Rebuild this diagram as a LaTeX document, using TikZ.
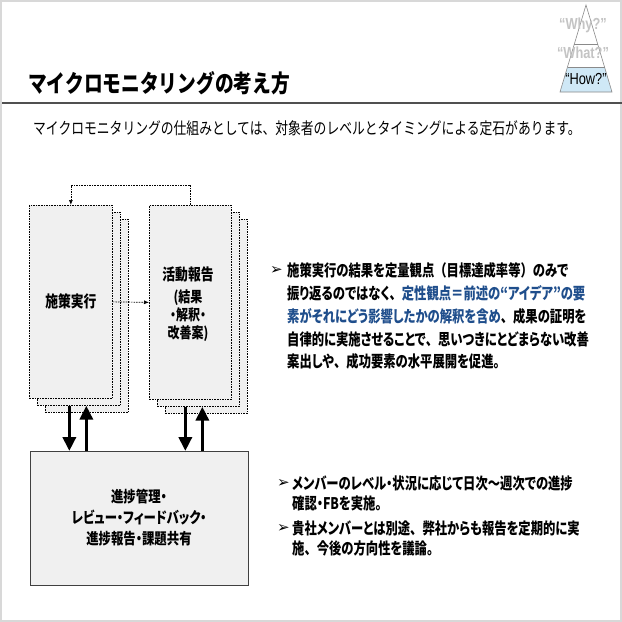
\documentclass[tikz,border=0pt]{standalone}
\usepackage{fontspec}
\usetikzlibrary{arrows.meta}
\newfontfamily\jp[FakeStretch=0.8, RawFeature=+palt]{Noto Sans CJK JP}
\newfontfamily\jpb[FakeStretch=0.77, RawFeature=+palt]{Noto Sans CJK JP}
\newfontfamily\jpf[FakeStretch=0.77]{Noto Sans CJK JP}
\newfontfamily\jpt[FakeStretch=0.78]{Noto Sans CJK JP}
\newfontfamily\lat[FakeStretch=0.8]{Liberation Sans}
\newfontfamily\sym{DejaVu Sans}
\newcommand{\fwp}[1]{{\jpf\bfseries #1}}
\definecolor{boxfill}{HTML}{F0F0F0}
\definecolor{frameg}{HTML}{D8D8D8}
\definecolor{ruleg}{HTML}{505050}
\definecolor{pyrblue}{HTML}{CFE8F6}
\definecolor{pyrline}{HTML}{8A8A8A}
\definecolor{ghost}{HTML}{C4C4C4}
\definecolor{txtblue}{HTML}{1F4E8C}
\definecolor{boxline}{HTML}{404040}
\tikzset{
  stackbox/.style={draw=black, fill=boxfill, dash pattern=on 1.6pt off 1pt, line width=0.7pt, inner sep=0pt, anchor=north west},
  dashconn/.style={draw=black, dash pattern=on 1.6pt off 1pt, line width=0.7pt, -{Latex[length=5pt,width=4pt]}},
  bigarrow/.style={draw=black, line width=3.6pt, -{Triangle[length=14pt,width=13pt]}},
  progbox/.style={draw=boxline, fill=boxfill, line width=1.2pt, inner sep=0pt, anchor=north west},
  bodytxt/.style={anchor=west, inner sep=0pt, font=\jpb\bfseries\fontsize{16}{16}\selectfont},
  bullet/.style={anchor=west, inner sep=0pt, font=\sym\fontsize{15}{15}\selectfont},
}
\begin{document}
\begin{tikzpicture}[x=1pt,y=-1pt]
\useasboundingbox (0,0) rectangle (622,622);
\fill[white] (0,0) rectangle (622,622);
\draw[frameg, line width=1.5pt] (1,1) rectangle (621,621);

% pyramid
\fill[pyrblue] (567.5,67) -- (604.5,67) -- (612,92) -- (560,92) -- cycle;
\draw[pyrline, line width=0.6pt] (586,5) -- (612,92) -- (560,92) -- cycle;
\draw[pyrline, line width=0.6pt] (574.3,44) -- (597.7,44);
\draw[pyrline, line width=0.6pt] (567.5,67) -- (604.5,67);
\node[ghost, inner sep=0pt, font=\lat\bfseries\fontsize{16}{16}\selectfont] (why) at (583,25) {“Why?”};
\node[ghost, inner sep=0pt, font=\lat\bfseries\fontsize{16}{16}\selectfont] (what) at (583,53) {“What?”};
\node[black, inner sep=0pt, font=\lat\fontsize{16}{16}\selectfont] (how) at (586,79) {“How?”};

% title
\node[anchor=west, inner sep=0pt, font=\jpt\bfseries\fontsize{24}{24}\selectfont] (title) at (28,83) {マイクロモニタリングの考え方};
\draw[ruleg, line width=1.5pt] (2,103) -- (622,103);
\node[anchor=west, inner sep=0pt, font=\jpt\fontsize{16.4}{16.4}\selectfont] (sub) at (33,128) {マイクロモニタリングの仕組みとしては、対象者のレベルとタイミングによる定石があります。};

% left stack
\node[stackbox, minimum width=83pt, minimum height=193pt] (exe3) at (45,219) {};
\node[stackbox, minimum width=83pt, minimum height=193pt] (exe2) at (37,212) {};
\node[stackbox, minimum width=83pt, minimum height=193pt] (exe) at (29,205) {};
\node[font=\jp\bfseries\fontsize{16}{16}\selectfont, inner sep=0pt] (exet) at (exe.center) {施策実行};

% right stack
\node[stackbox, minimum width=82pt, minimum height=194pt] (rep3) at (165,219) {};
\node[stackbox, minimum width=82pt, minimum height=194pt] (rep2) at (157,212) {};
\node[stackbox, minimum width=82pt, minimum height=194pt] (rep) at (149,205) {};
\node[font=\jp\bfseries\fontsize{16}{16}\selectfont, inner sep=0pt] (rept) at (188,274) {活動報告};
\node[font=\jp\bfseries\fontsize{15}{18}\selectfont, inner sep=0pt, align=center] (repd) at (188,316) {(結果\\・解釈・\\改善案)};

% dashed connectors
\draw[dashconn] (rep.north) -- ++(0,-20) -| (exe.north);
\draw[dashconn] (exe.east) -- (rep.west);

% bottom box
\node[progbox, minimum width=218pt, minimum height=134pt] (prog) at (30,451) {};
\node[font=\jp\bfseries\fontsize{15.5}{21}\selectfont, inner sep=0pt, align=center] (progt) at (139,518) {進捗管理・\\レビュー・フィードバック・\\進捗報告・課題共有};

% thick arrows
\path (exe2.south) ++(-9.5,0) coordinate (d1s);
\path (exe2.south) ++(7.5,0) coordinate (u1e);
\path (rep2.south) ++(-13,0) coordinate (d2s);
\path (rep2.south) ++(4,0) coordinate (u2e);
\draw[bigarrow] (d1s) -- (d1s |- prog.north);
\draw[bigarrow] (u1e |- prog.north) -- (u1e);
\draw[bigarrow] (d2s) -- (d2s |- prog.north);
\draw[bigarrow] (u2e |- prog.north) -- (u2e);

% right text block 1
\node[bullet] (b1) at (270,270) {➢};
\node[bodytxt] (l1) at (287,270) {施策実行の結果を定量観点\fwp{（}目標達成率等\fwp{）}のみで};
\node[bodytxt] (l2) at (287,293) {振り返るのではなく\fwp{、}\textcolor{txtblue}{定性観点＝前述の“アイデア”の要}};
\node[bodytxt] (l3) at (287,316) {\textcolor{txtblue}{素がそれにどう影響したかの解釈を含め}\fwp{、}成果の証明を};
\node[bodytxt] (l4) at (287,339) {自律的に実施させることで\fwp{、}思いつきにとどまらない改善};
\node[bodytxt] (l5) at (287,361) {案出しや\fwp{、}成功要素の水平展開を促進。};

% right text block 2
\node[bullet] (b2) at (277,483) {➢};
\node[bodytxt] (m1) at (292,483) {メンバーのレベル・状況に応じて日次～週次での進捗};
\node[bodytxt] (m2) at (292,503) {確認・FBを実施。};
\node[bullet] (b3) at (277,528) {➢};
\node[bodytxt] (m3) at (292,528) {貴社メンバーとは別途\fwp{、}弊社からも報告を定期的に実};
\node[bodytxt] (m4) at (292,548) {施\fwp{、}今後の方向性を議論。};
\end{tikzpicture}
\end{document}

══════

Repeat all the data as it stands, dropping any images it holds.

## TASK SOLUTION
Rebuild this diagram as a LaTeX document, using TikZ.
\documentclass[tikz,border=0pt]{standalone}
\usepackage{fontspec}
\usetikzlibrary{arrows.meta}
\newfontfamily\jp[FakeStretch=0.8, RawFeature=+palt]{Noto Sans CJK JP}
\newfontfamily\jpb[FakeStretch=0.77, RawFeature=+palt]{Noto Sans CJK JP}
\newfontfamily\jpf[FakeStretch=0.77]{Noto Sans CJK JP}
\newfontfamily\jpt[FakeStretch=0.78]{Noto Sans CJK JP}
\newfontfamily\lat[FakeStretch=0.8]{Liberation Sans}
\newfontfamily\sym{DejaVu Sans}
\newcommand{\fwp}[1]{{\jpf\bfseries #1}}
\definecolor{boxfill}{HTML}{F0F0F0}
\definecolor{frameg}{HTML}{D8D8D8}
\definecolor{ruleg}{HTML}{505050}
\definecolor{pyrblue}{HTML}{CFE8F6}
\definecolor{pyrline}{HTML}{8A8A8A}
\definecolor{ghost}{HTML}{C4C4C4}
\definecolor{txtblue}{HTML}{1F4E8C}
\definecolor{boxline}{HTML}{404040}
\tikzset{
  stackbox/.style={draw=black, fill=boxfill, dash pattern=on 1.6pt off 1pt, line width=0.7pt, inner sep=0pt, anchor=north west},
  dashconn/.style={draw=black, dash pattern=on 1.6pt off 1pt, line width=0.7pt, -{Latex[length=5pt,width=4pt]}},
  bigarrow/.style={draw=black, line width=3.6pt, -{Triangle[length=14pt,width=13pt]}},
  progbox/.style={draw=boxline, fill=boxfill, line width=1.2pt, inner sep=0pt, anchor=north west},
  bodytxt/.style={anchor=west, inner sep=0pt, font=\jpb\bfseries\fontsize{16}{16}\selectfont},
  bullet/.style={anchor=west, inner sep=0pt, font=\sym\fontsize{15}{15}\selectfont},
}
\begin{document}
\begin{tikzpicture}[x=1pt,y=-1pt]
\useasboundingbox (0,0) rectangle (622,622);
\fill[white] (0,0) rectangle (622,622);
\draw[frameg, line width=1.5pt] (1,1) rectangle (621,621);

% pyramid
\fill[pyrblue] (567.5,67) -- (604.5,67) -- (612,92) -- (560,92) -- cycle;
\draw[pyrline, line width=0.6pt] (586,5) -- (612,92) -- (560,92) -- cycle;
\draw[pyrline, line width=0.6pt] (574.3,44) -- (597.7,44);
\draw[pyrline, line width=0.6pt] (567.5,67) -- (604.5,67);
\node[ghost, inner sep=0pt, font=\lat\bfseries\fontsize{16}{16}\selectfont] (why) at (583,25) {“Why?”};
\node[ghost, inner sep=0pt, font=\lat\bfseries\fontsize{16}{16}\selectfont] (what) at (583,53) {“What?”};
\node[black, inner sep=0pt, font=\lat\fontsize{16}{16}\selectfont] (how) at (586,79) {“How?”};

% title
\node[anchor=west, inner sep=0pt, font=\jpt\bfseries\fontsize{24}{24}\selectfont] (title) at (28,83) {マイクロモニタリングの考え方};
\draw[ruleg, line width=1.5pt] (2,103) -- (622,103);
\node[anchor=west, inner sep=0pt, font=\jpt\fontsize{16.4}{16.4}\selectfont] (sub) at (33,128) {マイクロモニタリングの仕組みとしては、対象者のレベルとタイミングによる定石があります。};

% left stack
\node[stackbox, minimum width=83pt, minimum height=193pt] (exe3) at (45,219) {};
\node[stackbox, minimum width=83pt, minimum height=193pt] (exe2) at (37,212) {};
\node[stackbox, minimum width=83pt, minimum height=193pt] (exe) at (29,205) {};
\node[font=\jp\bfseries\fontsize{16}{16}\selectfont, inner sep=0pt] (exet) at (exe.center) {施策実行};

% right stack
\node[stackbox, minimum width=82pt, minimum height=194pt] (rep3) at (165,219) {};
\node[stackbox, minimum width=82pt, minimum height=194pt] (rep2) at (157,212) {};
\node[stackbox, minimum width=82pt, minimum height=194pt] (rep) at (149,205) {};
\node[font=\jp\bfseries\fontsize{16}{16}\selectfont, inner sep=0pt] (rept) at (188,274) {活動報告};
\node[font=\jp\bfseries\fontsize{15}{18}\selectfont, inner sep=0pt, align=center] (repd) at (188,316) {(結果\\・解釈・\\改善案)};

% dashed connectors
\draw[dashconn] (rep.north) -- ++(0,-20) -| (exe.north);
\draw[dashconn] (exe.east) -- (rep.west);

% bottom box
\node[progbox, minimum width=218pt, minimum height=134pt] (prog) at (30,451) {};
\node[font=\jp\bfseries\fontsize{15.5}{21}\selectfont, inner sep=0pt, align=center] (progt) at (139,518) {進捗管理・\\レビュー・フィードバック・\\進捗報告・課題共有};

% thick arrows
\path (exe2.south) ++(-9.5,0) coordinate (d1s);
\path (exe2.south) ++(7.5,0) coordinate (u1e);
\path (rep2.south) ++(-13,0) coordinate (d2s);
\path (rep2.south) ++(4,0) coordinate (u2e);
\draw[bigarrow] (d1s) -- (d1s |- prog.north);
\draw[bigarrow] (u1e |- prog.north) -- (u1e);
\draw[bigarrow] (d2s) -- (d2s |- prog.north);
\draw[bigarrow] (u2e |- prog.north) -- (u2e);

% right text block 1
\node[bullet] (b1) at (270,270) {➢};
\node[bodytxt] (l1) at (287,270) {施策実行の結果を定量観点\fwp{（}目標達成率等\fwp{）}のみで};
\node[bodytxt] (l2) at (287,293) {振り返るのではなく\fwp{、}\textcolor{txtblue}{定性観点＝前述の“アイデア”の要}};
\node[bodytxt] (l3) at (287,316) {\textcolor{txtblue}{素がそれにどう影響したかの解釈を含め}\fwp{、}成果の証明を};
\node[bodytxt] (l4) at (287,339) {自律的に実施させることで\fwp{、}思いつきにとどまらない改善};
\node[bodytxt] (l5) at (287,361) {案出しや\fwp{、}成功要素の水平展開を促進。};

% right text block 2
\node[bullet] (b2) at (277,483) {➢};
\node[bodytxt] (m1) at (292,483) {メンバーのレベル・状況に応じて日次～週次での進捗};
\node[bodytxt] (m2) at (292,503) {確認・FBを実施。};
\node[bullet] (b3) at (277,528) {➢};
\node[bodytxt] (m3) at (292,528) {貴社メンバーとは別途\fwp{、}弊社からも報告を定期的に実};
\node[bodytxt] (m4) at (292,548) {施\fwp{、}今後の方向性を議論。};
\end{tikzpicture}
\end{document}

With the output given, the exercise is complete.